• What you should do
Repeat every line of the listing below exactly, minus the pictures.

(Dataset records)
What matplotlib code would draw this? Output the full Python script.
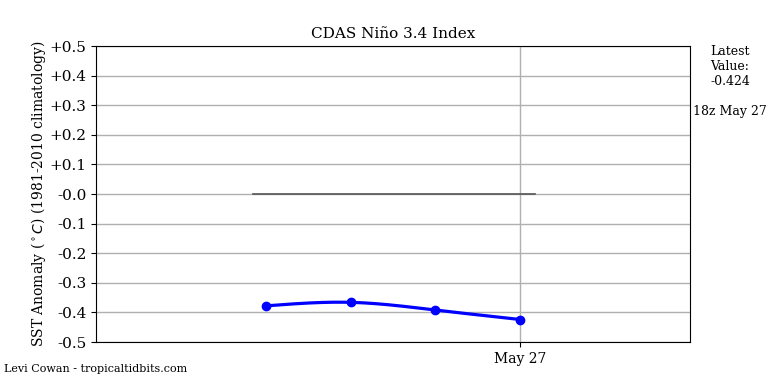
import numpy as np
import matplotlib
matplotlib.use("Agg")
import matplotlib.pyplot as plt

plt.rcParams['font.family'] = ['DejaVu Serif']

# Data
hours = [0, 1, 2, 3]          # 00z, 06z, 12z, 18z May 27 (6-hourly steps)
values = [-0.378, -0.366, -0.392, -0.424]
ytick_vals = [0.5, 0.4, 0.3, 0.2, 0.1, 0.0, -0.1, -0.2, -0.3, -0.4, -0.5]
ytick_labels = ['+0.5', '+0.4', '+0.3', '+0.2', '+0.1', '-0.0',
                '-0.1', '-0.2', '-0.3', '-0.4', '-0.5']
xtick_pos = [3]
xtick_labels = ['May 27']


def natural_spline(x, y, n=200):
    x = np.asarray(x, float); y = np.asarray(y, float)
    m = len(x); h = np.diff(x)
    A = np.zeros((m, m)); b = np.zeros(m)
    A[0, 0] = 1; A[-1, -1] = 1
    for i in range(1, m - 1):
        A[i, i - 1] = h[i - 1]; A[i, i] = 2 * (h[i - 1] + h[i]); A[i, i + 1] = h[i]
        b[i] = 3 * ((y[i + 1] - y[i]) / h[i] - (y[i] - y[i - 1]) / h[i - 1])
    c = np.linalg.solve(A, b)
    xs = np.linspace(x[0], x[-1], n); ys = np.empty_like(xs)
    for k, xv in enumerate(xs):
        i = min(np.searchsorted(x, xv, side='right') - 1, m - 2)
        dx = xv - x[i]
        bi = (y[i + 1] - y[i]) / h[i] - h[i] * (2 * c[i] + c[i + 1]) / 3
        di = (c[i + 1] - c[i]) / (3 * h[i])
        ys[k] = y[i] + bi * dx + c[i] * dx ** 2 + di * dx ** 3
    return xs, ys


fig = plt.figure(figsize=(7.68, 3.84), dpi=100)
ax = fig.add_axes([96 / 768, 1 - 342 / 384, (690 - 96) / 768, (342 - 46) / 384])

xs, ys = natural_spline(hours, values)
ax.plot(xs, ys, color='blue', lw=2.3, zorder=3)
ax.plot(hours, values, 'o', color='blue', ms=6, zorder=4)
ax.plot([hours[0] - 0.15, hours[-1] + 0.17], [0, 0], color='#555555', lw=1.2, zorder=2)

ax.set_xlim(-2, 5)
ax.set_ylim(-0.5, 0.5)
ax.set_yticks(ytick_vals)
ax.set_yticklabels(ytick_labels, fontsize=11)
ax.set_xticks(xtick_pos)
ax.set_xticklabels(xtick_labels, fontsize=10)
ax.grid(True, color='#b0b0b0', lw=1)
ax.set_axisbelow(True)
ax.set_ylabel(r'SST Anomaly ($^\circ C$) (1981-2010 climatology)', fontsize=10, labelpad=1)
ax.set_title('CDAS Niño 3.4 Index', fontsize=11)

fig.text(730 / 768, 1 - 45 / 384, 'Latest\nValue:\n' + f'{values[-1]:.3f}',
         ha='center', va='top', fontsize=9)
fig.text(730 / 768, 1 - 111 / 384, '18z May 27', ha='center', va='center', fontsize=9)
fig.text(4 / 768, 1 - 369 / 384, 'Levi Cowan - tropicaltidbits.com',
         ha='left', va='center', fontsize=8)

fig.savefig('out.png', dpi=100)
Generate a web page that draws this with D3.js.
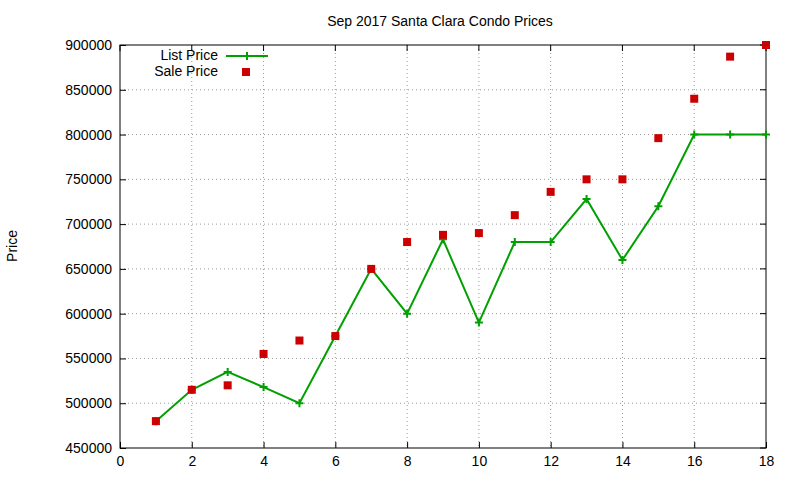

• Solution to this problem
What matplotlib code would draw this? Output the full Python script.
import numpy as np
import matplotlib
matplotlib.use("Agg")
import matplotlib.pyplot as plt

plt.rcParams['font.family'] = ['DejaVu Serif']

# Data
hours = [0, 1, 2, 3]          # 00z, 06z, 12z, 18z May 27 (6-hourly steps)
values = [-0.378, -0.366, -0.392, -0.424]
ytick_vals = [0.5, 0.4, 0.3, 0.2, 0.1, 0.0, -0.1, -0.2, -0.3, -0.4, -0.5]
ytick_labels = ['+0.5', '+0.4', '+0.3', '+0.2', '+0.1', '-0.0',
                '-0.1', '-0.2', '-0.3', '-0.4', '-0.5']
xtick_pos = [3]
xtick_labels = ['May 27']


def natural_spline(x, y, n=200):
    x = np.asarray(x, float); y = np.asarray(y, float)
    m = len(x); h = np.diff(x)
    A = np.zeros((m, m)); b = np.zeros(m)
    A[0, 0] = 1; A[-1, -1] = 1
    for i in range(1, m - 1):
        A[i, i - 1] = h[i - 1]; A[i, i] = 2 * (h[i - 1] + h[i]); A[i, i + 1] = h[i]
        b[i] = 3 * ((y[i + 1] - y[i]) / h[i] - (y[i] - y[i - 1]) / h[i - 1])
    c = np.linalg.solve(A, b)
    xs = np.linspace(x[0], x[-1], n); ys = np.empty_like(xs)
    for k, xv in enumerate(xs):
        i = min(np.searchsorted(x, xv, side='right') - 1, m - 2)
        dx = xv - x[i]
        bi = (y[i + 1] - y[i]) / h[i] - h[i] * (2 * c[i] + c[i + 1]) / 3
        di = (c[i + 1] - c[i]) / (3 * h[i])
        ys[k] = y[i] + bi * dx + c[i] * dx ** 2 + di * dx ** 3
    return xs, ys


fig = plt.figure(figsize=(7.68, 3.84), dpi=100)
ax = fig.add_axes([96 / 768, 1 - 342 / 384, (690 - 96) / 768, (342 - 46) / 384])

xs, ys = natural_spline(hours, values)
ax.plot(xs, ys, color='blue', lw=2.3, zorder=3)
ax.plot(hours, values, 'o', color='blue', ms=6, zorder=4)
ax.plot([hours[0] - 0.15, hours[-1] + 0.17], [0, 0], color='#555555', lw=1.2, zorder=2)

ax.set_xlim(-2, 5)
ax.set_ylim(-0.5, 0.5)
ax.set_yticks(ytick_vals)
ax.set_yticklabels(ytick_labels, fontsize=11)
ax.set_xticks(xtick_pos)
ax.set_xticklabels(xtick_labels, fontsize=10)
ax.grid(True, color='#b0b0b0', lw=1)
ax.set_axisbelow(True)
ax.set_ylabel(r'SST Anomaly ($^\circ C$) (1981-2010 climatology)', fontsize=10, labelpad=1)
ax.set_title('CDAS Niño 3.4 Index', fontsize=11)

fig.text(730 / 768, 1 - 45 / 384, 'Latest\nValue:\n' + f'{values[-1]:.3f}',
         ha='center', va='top', fontsize=9)
fig.text(730 / 768, 1 - 111 / 384, '18z May 27', ha='center', va='center', fontsize=9)
fig.text(4 / 768, 1 - 369 / 384, 'Levi Cowan - tropicaltidbits.com',
         ha='left', va='center', fontsize=8)

fig.savefig('out.png', dpi=100)
Generate a web page that draws this with D3.js.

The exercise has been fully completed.